When and how to engage with dads

Overall, EIF suggests that including fathers in family-focused interventions should be an important future direction for both practice and research; and that conflict resolution skills are an important focus for intervention to improve child outcomes. It also recognises that families may be particularly vulnerable to stress and parental conflict at key transition points in family life, including:

  • The birth of the first child and transition to parenthood (which evidence shows can put strain on relationships, cause a decrease in relationship satisfaction and increase parental conflict)

  • Parental separation / divorce (which represents a specific risk for children, as a context where ongoing conflict may be taking place – and provides an opportunity to help children adapt by supporting positive relationships between separated parents during and after separation)

We offer a range of father-inclusive training options and interventions – both couple-focused and father-focused – that enable commissioners to respond to these clear, strongly evidenced areas of need by ‘bringing fathers in’.


As EIF says, these key life-course transition points for families are predictable stressors and so provide an opportunity to intervene in a more preventative way. But it is also clear that to be really effective in reducing parental conflict, services need to ‘up their game’ in reaching out to and supporting fathers as well as mothers. We do not claim this work is easy: it requires father-inclusive systems and interventions; practitioners who understand fathers’ importance and are skilled at listening to and empathising with them; and carefully tailored information and support.

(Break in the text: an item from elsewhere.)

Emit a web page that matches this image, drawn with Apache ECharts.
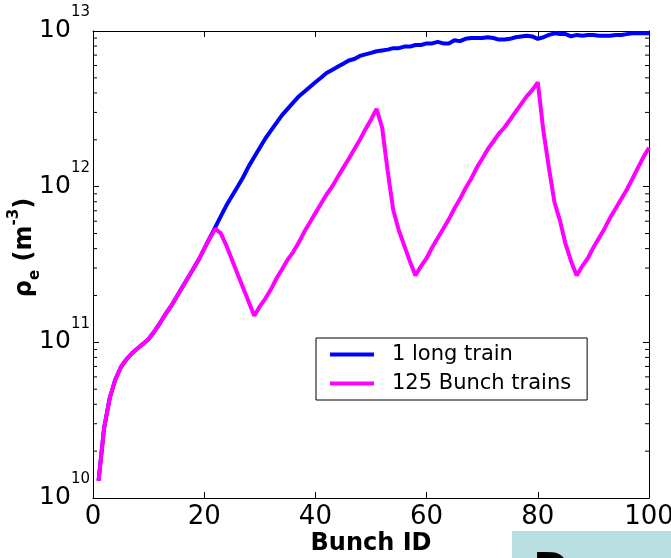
<!DOCTYPE html>
<html>
<head>
<meta charset="utf-8">
<style>
  html, body { margin: 0; padding: 0; background: #fff; }
  #chart-container { width: 671px; height: 558px; }
</style>
</head>
<body>
<div id="chart-container"></div>
<script src="https://cdn.jsdelivr.net/npm/echarts@6/dist/echarts.min.js"></script>
<script type="text/javascript">
// bunch index along the train
var bunchIds = Array.from({ length: 100 }, function (_, i) { return i + 1; });

// electron cloud density, one long train (m^-3)
var longTrain = [
  1.29e10, 2.82e10, 4.37e10, 5.75e10, 6.92e10, 7.76e10, 8.51e10, 9.12e10, 9.77e10, 1.05e11,
  1.17e11, 1.32e11, 1.51e11, 1.70e11, 1.95e11, 2.24e11, 2.57e11, 2.95e11, 3.39e11, 3.98e11,
  4.68e11, 5.50e11, 6.46e11, 7.59e11, 8.71e11, 1.00e12, 1.15e12, 1.35e12, 1.55e12, 1.78e12,
  2.04e12, 2.29e12, 2.57e12, 2.88e12, 3.16e12, 3.47e12, 3.80e12, 4.07e12, 4.37e12, 4.68e12,
  5.01e12, 5.37e12, 5.62e12, 5.89e12, 6.17e12, 6.46e12, 6.61e12, 6.92e12, 7.08e12, 7.24e12,
  7.41e12, 7.50e12, 7.59e12, 7.76e12, 7.76e12, 7.94e12, 7.94e12, 8.13e12, 8.13e12, 8.32e12,
  8.32e12, 8.51e12, 8.32e12, 8.32e12, 8.71e12, 8.61e12, 8.91e12, 9.02e12, 9.02e12, 9.02e12,
  9.12e12, 9.02e12, 8.81e12, 8.81e12, 8.91e12, 9.12e12, 9.23e12, 9.33e12, 9.23e12, 8.91e12,
  9.12e12, 9.44e12, 9.66e12, 9.55e12, 9.55e12, 9.23e12, 9.44e12, 9.33e12, 9.44e12, 9.44e12,
  9.33e12, 9.33e12, 9.33e12, 9.44e12, 9.44e12, 9.55e12, 9.66e12, 9.66e12, 9.66e12, 9.66e12
];

// electron cloud density, 125-bunch trains with gaps (m^-3)
var bunchTrains = [
  1.29e10, 2.82e10, 4.37e10, 5.75e10, 6.92e10, 7.76e10, 8.51e10, 9.12e10, 9.77e10, 1.05e11,
  1.17e11, 1.32e11, 1.51e11, 1.70e11, 1.95e11, 2.24e11, 2.57e11, 2.95e11, 3.39e11, 3.98e11,
  4.68e11, 5.37e11, 5.01e11, 4.17e11, 3.39e11, 2.75e11, 2.24e11, 1.82e11, 1.48e11, 1.70e11,
  1.91e11, 2.19e11, 2.57e11, 2.95e11, 3.39e11, 3.80e11, 4.37e11, 5.13e11, 5.89e11, 6.76e11,
  7.76e11, 8.91e11, 1.00e12, 1.15e12, 1.32e12, 1.51e12, 1.74e12, 2.00e12, 2.34e12, 2.69e12,
  3.16e12, 2.40e12, 1.26e12, 7.08e11, 5.25e11, 4.17e11, 3.31e11, 2.69e11, 3.09e11, 3.47e11,
  4.07e11, 4.68e11, 5.37e11, 6.17e11, 7.24e11, 8.32e11, 9.77e11, 1.12e12, 1.32e12, 1.51e12,
  1.74e12, 1.95e12, 2.19e12, 2.40e12, 2.69e12, 3.02e12, 3.39e12, 3.80e12, 4.17e12, 4.68e12,
  2.29e12, 1.32e12, 7.94e11, 6.03e11, 4.27e11, 3.31e11, 2.69e11, 3.09e11, 3.47e11, 4.07e11,
  4.68e11, 5.37e11, 6.31e11, 7.24e11, 8.32e11, 9.55e11, 1.12e12, 1.32e12, 1.55e12, 1.78e12
];

var seriesNames = ['1 long train', '125 Bunch trains'];
var xTicks = [0, 20, 40, 60, 80, 100];
var yTickExponents = ['10', '11', '12', '13'];
var minorTicks = [
  2e10, 3e10, 4e10, 5e10, 6e10, 7e10, 8e10, 9e10,
  2e11, 3e11, 4e11, 5e11, 6e11, 7e11, 8e11, 9e11,
  2e12, 3e12, 4e12, 5e12, 6e12, 7e12, 8e12, 9e12
];

var FONT = 'DejaVu Sans';

function pairs(vals) {
  return bunchIds.map(function (x, i) { return [x, vals[i]]; });
}

var dom = document.getElementById('chart-container');
var myChart = echarts.init(dom, null, { renderer: 'canvas' });

var yLabel = {
  fontFamily: FONT,
  color: '#000',
  margin: 3,
  padding: [0, 0, 14, 0],
  formatter: function (value, index) {
    return '{b|10}{s|' + yTickExponents[index] + '}';
  },
  rich: {
    b: { fontFamily: FONT, fontSize: 25, color: '#000', lineHeight: 38, verticalAlign: 'bottom' },
    s: { fontFamily: FONT, fontSize: 15, color: '#000', lineHeight: 38, verticalAlign: 'top' }
  }
};

var boxLine = { show: true, onZero: false, lineStyle: { color: '#000', width: 1 } };
var inTick = { inside: true, length: 6, lineStyle: { color: '#000' } };

var option = {
  animation: false,
  grid: { left: 93, right: 22, top: 31, bottom: 60, containLabel: false, outerBoundsMode: 'none' },
  legend: {
    data: seriesNames,
    orient: 'vertical',
    left: 316,
    top: 338,
    padding: [6, 16, 6, 14],
    itemGap: 8,
    itemWidth: 44,
    itemHeight: 4,
    icon: 'rect',
    backgroundColor: '#fff',
    borderColor: '#000',
    borderWidth: 1,
    borderRadius: 0,
    textStyle: { fontFamily: FONT, fontSize: 21, color: '#000', padding: [0, 0, 0, 13] }
  },
  xAxis: [
    {
      type: 'value',
      min: 0,
      max: 100,
      interval: 20,
      name: 'Bunch ID',
      nameLocation: 'middle',
      nameGap: 34,
      nameMoveOverlap: false,
      nameTextStyle: { fontFamily: FONT, fontSize: 24, fontWeight: 'bold', color: '#000' },
      axisLine: boxLine,
      axisTick: inTick,
      axisLabel: {
        fontFamily: FONT, fontSize: 26, color: '#000', margin: 6,
        formatter: function (v) { return xTicks.indexOf(v) >= 0 ? String(v) : ''; }
      },
      splitLine: { show: false }
    },
    {
      type: 'value',
      position: 'top',
      min: 0,
      max: 100,
      interval: 20,
      axisLine: boxLine,
      axisTick: inTick,
      axisLabel: { show: false },
      splitLine: { show: false }
    }
  ],
  yAxis: [
    {
      type: 'log',
      logBase: 10,
      min: 1e10,
      max: 1e13,
      position: 'left',
      name: '{r|ρ}{sub|e}{r| (m}{sup|-3}{r|)}',
      nameLocation: 'middle',
      nameRotate: 90,
      nameGap: 50,
      nameMoveOverlap: false,
      nameTextStyle: {
        padding: [0, 0, 0, 34],
        rich: {
          r: { fontFamily: FONT, fontSize: 24, fontWeight: 'bold', color: '#000', lineHeight: 36, verticalAlign: 'middle' },
          sub: { fontFamily: FONT, fontSize: 15, fontWeight: 'bold', color: '#000', lineHeight: 36, verticalAlign: 'bottom' },
          sup: { fontFamily: FONT, fontSize: 15, fontWeight: 'bold', color: '#000', lineHeight: 36, verticalAlign: 'top' }
        }
      },
      axisLine: boxLine,
      axisTick: inTick,
      axisLabel: yLabel,
      splitLine: { show: false }
    },
    {
      type: 'log',
      logBase: 10,
      min: 1e10,
      max: 1e13,
      position: 'right',
      axisLine: boxLine,
      axisTick: inTick,
      axisLabel: { show: false },
      splitLine: { show: false }
    }
  ],
  series: [
    {
      name: seriesNames[0],
      type: 'line',
      data: pairs(longTrain),
      showSymbol: false,
      color: '#0000ff',
      lineStyle: { color: '#0000ff', width: 4 },
      z: 3
    },
    {
      name: seriesNames[1],
      type: 'line',
      data: pairs(bunchTrains),
      showSymbol: false,
      color: '#ff00ff',
      lineStyle: { color: '#ff00ff', width: 4 },
      z: 4
    },
    {
      // minor log ticks on both vertical edges of the box
      type: 'custom',
      silent: true,
      clip: false,
      data: minorTicks.map(function (v) { return [0, v]; }),
      renderItem: function (params, api) {
        var l = api.coord([0, api.value(1)]);
        var r = api.coord([100, api.value(1)]);
        return {
          type: 'group',
          children: [
            { type: 'line', shape: { x1: l[0], y1: l[1], x2: l[0] + 4, y2: l[1] }, style: { stroke: '#000', lineWidth: 1 } },
            { type: 'line', shape: { x1: r[0] - 4, y1: r[1], x2: r[0], y2: r[1] }, style: { stroke: '#000', lineWidth: 1 } }
          ]
        };
      },
      z: 2
    }
  ],
  graphic: [
    {
      type: 'rect',
      left: 512,
      top: 531,
      shape: { width: 159, height: 27 },
      style: { fill: '#b9dfe1' },
      silent: true
    },
    {
      type: 'text',
      left: 533,
      top: 552,
      style: { text: 'D', fontFamily: FONT, fontSize: 44, fontWeight: 'bold', fill: '#000' },
      silent: true
    }
  ]
};

myChart.setOption(option);
window.addEventListener('resize', myChart.resize);
</script>
</body>
</html>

Projects in the DWP Reducing Parental Conflict Challenge Fund have reported difficulties in engaging dads in user research and testing across the board, with mothers more likely to engage and seek support for conflict situations (DWP, 2021). Projects also reported that men tended to see relationships as more of a private matter and were more likely to respond to practical rather than emotional support; and that men in low-income target groups often demonstrated traditional views on gendered roles in parenting. The recruitment of male practitioners was found to support father-engagement and encourage greater contribution from fathers during their participation.


How the Fatherhood Institute can help

The Fatherhood Institute’s evidence-based training and interventions can make all the difference, getting you into the best possible shape for including fathers in the support you provide to couples.

Our new brochure details a range of ways we can help. Two of our most popular learning routes are:

  • Training to deliver Family Foundations: a well-evidenced based, thoroughly evaluated and cost-effective parenting programme, originally developed in the US and adapted for the UK by the Fatherhood Institute. Family Foundations comes highly recommended by the EIF, with a strength of evidence rating of 4 (out of 5) and a cost rating of 1 (out of 5) in the EIF Guidebook [Note 1]. It also featured as an ’exemplar’ in a major systematic review of father-inclusive parenting interventions led by a team at Yale University [Note 2]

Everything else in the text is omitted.